また私が徳島に住んでいて、本当によかったと感じる光景があります。
ゴールデンウィークを過ぎ、6月に入れば、徳島城公園、助任川沿い、藍場浜公園、吉野川の河川敷...まちのあちらこちらで、阿波踊りの練習をする光景を目にすることができます。
忙しい仕事の合間を縫って、踊りの基本動作や鳴り物のリズムやトーン、また踊りと鳴り物とのバランスなど、タオルを首に掛け、ジャージ姿や作業着のまま、真剣なまなざしで踊りの練習に向き合う人たち...。
先ほど述べたような、盆踊りとしての阿波踊りの意味合い、また400年もの歴史を積み重ねてきた阿波踊りという伝統芸能を保全しようとする気持ちが、これらの人たちに、どれほどあるかどうかは、別にして、彼ら彼女らが地域文化に対峙する姿は、大変美しく、その姿に私はいつも目を奪われます。まさしく、これぞ、「祭りのあるまち...」です。

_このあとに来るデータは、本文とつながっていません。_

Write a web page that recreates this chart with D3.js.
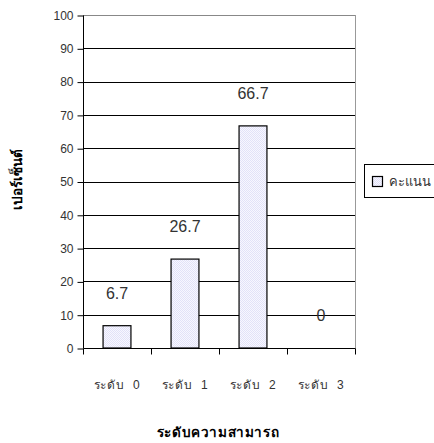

祭り当日の華やかな雰囲気もいいのですが、徳島に訪れる方は、ぜひ、祭り前にまちのあちらこちらでみられる"粋な"光景を見ていただければ、徳島というまちの魅力をより一層、感じ取っていただけると思います。
阿波踊りが現在の8月12日から15日に開催されるようになったのは、1975年頃とのことです。それ以前は、その期間で行われることはほとんどなく、8月初旬、下旬、また9月に入ってから行われていたこともあったようです。
徳島にずっと在住されている私の親しい方に聞けば、「阿波踊りが終わったら、夏も終わり...」というように、阿波踊りは、先祖の霊を弔い、夏の終わりを告げるものとしての印象が強いということでした。
阿波踊りが終わった翌日の8月16日には、京都で先祖の霊をあの世へと送り届ける"五山送り火"が行われます。